:: SET EXERCISE ::
Reproduce each line bearing the word "with".

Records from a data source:
═══

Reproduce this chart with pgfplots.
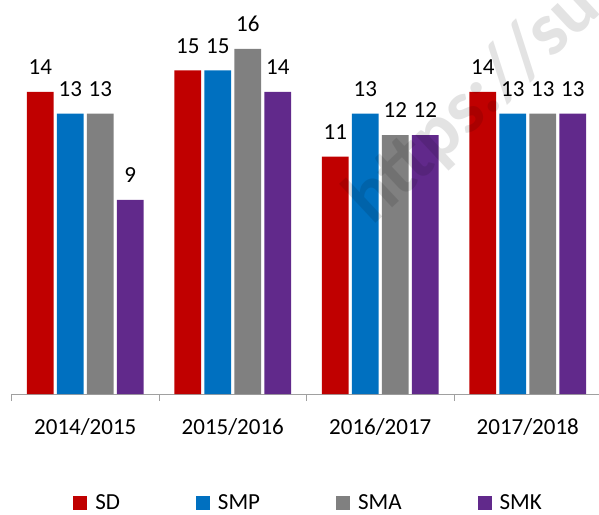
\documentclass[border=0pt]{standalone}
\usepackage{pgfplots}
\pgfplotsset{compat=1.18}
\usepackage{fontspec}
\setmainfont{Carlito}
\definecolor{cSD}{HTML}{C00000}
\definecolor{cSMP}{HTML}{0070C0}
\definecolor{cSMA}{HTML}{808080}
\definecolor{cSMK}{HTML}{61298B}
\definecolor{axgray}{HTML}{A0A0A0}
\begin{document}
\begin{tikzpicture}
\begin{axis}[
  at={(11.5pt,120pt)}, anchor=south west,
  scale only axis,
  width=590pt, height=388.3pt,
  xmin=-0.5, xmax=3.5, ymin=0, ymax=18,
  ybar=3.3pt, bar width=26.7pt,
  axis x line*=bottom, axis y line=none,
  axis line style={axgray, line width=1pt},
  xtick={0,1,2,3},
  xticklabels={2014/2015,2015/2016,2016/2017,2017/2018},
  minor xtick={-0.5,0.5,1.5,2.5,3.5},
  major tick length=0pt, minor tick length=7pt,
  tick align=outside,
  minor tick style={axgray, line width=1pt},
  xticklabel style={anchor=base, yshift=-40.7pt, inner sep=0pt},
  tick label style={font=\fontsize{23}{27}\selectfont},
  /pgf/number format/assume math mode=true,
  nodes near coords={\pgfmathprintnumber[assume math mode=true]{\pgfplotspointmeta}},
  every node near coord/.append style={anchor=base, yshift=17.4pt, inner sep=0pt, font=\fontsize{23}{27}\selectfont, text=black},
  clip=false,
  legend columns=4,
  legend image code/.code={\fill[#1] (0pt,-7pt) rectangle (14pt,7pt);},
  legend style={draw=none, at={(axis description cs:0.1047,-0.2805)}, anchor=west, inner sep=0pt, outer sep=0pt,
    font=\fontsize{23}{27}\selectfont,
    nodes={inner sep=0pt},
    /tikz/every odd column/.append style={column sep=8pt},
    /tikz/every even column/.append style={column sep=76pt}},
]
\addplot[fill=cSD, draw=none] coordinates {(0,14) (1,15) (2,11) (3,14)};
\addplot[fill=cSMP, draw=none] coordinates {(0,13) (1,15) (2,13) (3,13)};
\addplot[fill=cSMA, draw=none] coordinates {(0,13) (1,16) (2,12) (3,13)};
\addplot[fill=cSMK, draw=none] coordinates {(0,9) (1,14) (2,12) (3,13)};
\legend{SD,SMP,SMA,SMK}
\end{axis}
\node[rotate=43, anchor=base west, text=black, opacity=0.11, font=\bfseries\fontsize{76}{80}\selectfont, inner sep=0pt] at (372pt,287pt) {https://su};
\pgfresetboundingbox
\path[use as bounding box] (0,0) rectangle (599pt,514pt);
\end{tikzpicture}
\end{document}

═══

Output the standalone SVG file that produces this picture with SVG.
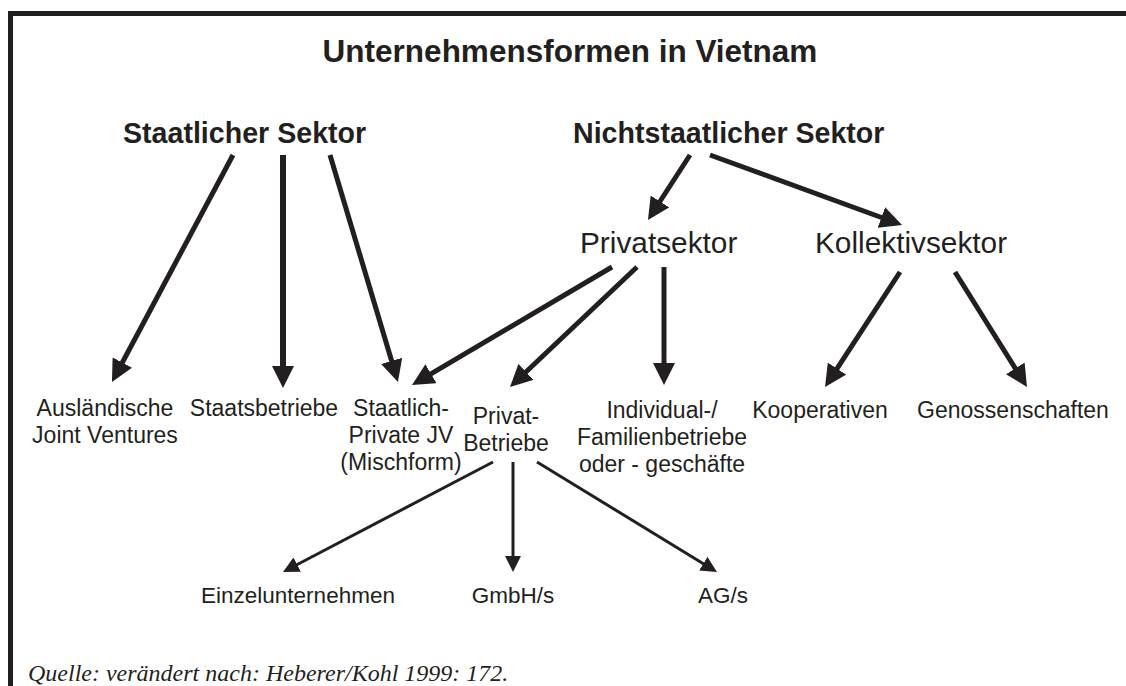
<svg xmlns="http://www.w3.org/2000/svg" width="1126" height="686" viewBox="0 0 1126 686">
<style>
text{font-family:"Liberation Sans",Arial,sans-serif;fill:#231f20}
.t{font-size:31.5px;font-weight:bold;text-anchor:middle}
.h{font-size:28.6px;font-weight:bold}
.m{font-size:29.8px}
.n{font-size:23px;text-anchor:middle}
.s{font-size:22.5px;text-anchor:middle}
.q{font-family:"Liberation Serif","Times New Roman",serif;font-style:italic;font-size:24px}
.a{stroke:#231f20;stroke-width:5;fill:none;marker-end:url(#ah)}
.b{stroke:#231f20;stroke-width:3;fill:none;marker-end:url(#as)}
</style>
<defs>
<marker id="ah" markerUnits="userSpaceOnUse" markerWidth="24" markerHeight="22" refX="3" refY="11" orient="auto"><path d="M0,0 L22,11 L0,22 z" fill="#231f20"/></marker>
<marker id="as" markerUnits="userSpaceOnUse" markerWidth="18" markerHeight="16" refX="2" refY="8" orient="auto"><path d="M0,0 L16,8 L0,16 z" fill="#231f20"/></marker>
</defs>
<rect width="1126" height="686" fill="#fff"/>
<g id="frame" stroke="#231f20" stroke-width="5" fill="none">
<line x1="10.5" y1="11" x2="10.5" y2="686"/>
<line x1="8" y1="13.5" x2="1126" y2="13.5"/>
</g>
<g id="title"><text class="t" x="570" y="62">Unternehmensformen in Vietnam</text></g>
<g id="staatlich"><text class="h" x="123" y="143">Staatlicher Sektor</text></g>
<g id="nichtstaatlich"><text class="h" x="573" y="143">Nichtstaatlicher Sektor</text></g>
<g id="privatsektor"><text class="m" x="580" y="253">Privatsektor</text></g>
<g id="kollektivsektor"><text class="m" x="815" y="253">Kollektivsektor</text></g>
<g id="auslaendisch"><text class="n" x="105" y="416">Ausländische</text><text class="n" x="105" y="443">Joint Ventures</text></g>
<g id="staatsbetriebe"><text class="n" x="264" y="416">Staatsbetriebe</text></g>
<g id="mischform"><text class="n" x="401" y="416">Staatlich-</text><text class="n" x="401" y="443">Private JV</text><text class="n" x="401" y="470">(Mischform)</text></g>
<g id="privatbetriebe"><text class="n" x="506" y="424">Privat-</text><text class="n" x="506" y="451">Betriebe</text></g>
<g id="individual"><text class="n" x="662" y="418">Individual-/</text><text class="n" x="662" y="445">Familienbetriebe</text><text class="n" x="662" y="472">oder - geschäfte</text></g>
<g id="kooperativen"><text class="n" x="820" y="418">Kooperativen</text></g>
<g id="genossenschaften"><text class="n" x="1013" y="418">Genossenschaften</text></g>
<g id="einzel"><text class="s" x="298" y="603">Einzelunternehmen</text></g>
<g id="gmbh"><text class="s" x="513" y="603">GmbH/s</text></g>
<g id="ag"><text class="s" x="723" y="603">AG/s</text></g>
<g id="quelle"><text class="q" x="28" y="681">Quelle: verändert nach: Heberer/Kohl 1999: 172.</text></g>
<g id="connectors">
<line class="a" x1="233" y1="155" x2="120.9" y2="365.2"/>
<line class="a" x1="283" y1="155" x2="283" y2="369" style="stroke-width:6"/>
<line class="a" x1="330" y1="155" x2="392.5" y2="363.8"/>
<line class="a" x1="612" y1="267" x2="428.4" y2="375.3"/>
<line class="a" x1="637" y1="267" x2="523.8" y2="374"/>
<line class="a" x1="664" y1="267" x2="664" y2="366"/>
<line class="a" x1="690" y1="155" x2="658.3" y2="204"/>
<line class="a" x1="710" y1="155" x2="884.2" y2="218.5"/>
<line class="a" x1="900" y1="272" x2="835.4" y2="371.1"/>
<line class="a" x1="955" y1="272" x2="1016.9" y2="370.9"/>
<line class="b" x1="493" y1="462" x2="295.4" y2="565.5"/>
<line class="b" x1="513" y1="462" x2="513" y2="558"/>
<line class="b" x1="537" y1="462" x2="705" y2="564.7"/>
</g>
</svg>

═══

:: EXERCISE RESULT ::
Reproduce this chart with pgfplots.
Output the standalone SVG file that produces this picture with SVG.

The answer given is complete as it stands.